◆ **WORK REQUIRED**: Print, word for word, every line from the beginning of the listing up to and including the line with "224, 186, 198]". Pictures are to be excluded.

======== PROVIDED DATA

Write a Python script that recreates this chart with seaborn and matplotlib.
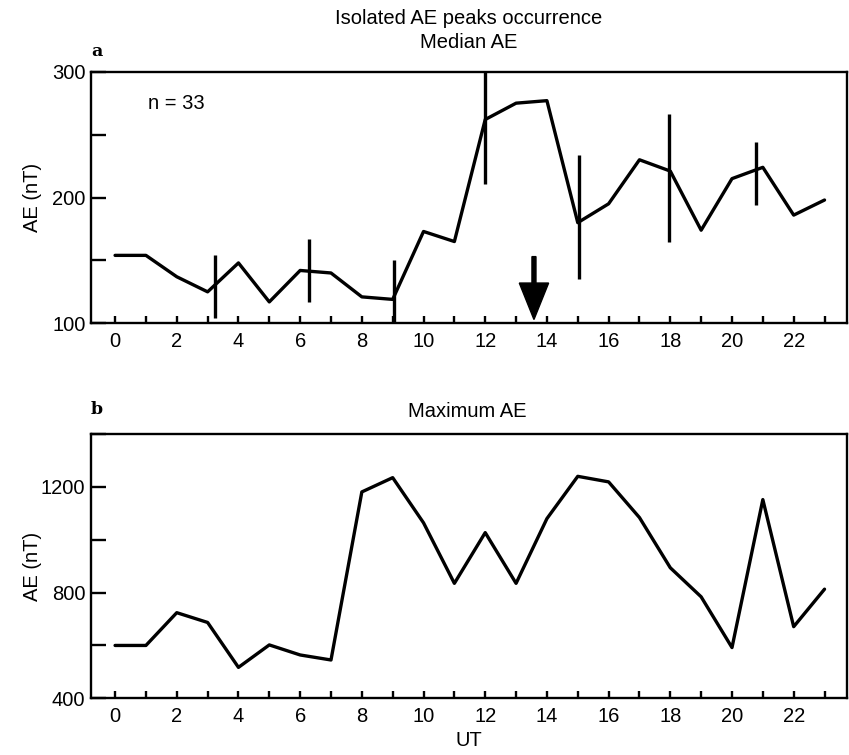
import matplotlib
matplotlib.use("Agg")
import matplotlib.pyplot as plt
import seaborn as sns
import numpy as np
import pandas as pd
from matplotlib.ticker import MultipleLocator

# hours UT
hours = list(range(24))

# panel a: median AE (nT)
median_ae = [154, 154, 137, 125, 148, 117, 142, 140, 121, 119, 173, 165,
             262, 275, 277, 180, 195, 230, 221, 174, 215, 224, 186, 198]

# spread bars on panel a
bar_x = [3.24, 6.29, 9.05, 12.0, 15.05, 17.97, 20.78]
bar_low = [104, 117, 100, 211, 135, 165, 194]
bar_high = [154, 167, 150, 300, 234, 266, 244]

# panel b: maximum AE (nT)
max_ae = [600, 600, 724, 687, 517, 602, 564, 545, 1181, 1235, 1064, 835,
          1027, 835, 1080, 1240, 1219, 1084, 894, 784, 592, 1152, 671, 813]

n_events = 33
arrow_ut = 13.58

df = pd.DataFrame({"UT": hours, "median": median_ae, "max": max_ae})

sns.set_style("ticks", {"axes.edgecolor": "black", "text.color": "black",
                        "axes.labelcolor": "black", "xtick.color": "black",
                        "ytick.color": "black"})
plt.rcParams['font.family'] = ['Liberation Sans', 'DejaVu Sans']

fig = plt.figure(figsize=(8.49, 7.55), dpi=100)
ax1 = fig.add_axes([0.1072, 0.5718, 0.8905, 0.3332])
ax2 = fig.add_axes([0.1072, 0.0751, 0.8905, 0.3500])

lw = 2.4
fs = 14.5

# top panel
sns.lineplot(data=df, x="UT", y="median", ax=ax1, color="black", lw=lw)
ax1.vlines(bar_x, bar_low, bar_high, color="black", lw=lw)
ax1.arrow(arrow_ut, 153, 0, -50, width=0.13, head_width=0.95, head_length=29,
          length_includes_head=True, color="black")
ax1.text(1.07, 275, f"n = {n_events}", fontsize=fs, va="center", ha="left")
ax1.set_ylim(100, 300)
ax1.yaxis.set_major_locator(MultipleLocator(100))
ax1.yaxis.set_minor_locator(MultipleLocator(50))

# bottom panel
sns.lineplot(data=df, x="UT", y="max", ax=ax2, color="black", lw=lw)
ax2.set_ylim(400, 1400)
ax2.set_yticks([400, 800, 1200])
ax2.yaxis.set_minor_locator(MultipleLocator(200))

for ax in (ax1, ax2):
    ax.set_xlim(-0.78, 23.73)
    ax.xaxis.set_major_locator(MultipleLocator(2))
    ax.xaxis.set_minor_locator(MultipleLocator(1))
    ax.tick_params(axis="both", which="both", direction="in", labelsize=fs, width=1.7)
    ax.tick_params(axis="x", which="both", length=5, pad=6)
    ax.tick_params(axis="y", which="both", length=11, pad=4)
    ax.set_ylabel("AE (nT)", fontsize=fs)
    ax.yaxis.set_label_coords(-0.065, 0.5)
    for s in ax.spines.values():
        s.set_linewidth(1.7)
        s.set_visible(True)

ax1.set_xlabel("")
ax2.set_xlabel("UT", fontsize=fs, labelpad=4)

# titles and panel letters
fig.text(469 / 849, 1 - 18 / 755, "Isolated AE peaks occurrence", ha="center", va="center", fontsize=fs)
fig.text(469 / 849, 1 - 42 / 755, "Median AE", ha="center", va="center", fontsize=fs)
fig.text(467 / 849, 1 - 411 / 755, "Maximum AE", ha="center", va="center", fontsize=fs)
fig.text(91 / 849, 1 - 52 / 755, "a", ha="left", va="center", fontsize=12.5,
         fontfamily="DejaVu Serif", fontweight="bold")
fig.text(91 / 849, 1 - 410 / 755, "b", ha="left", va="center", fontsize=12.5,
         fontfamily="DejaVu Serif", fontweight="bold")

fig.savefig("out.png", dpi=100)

================

◆ **REPLY TO THE TASK**:
Write a Python script that recreates this chart with seaborn and matplotlib.
import matplotlib
matplotlib.use("Agg")
import matplotlib.pyplot as plt
import seaborn as sns
import numpy as np
import pandas as pd
from matplotlib.ticker import MultipleLocator

# hours UT
hours = list(range(24))

# panel a: median AE (nT)
median_ae = [154, 154, 137, 125, 148, 117, 142, 140, 121, 119, 173, 165,
             262, 275, 277, 180, 195, 230, 221, 174, 215, 224, 186, 198]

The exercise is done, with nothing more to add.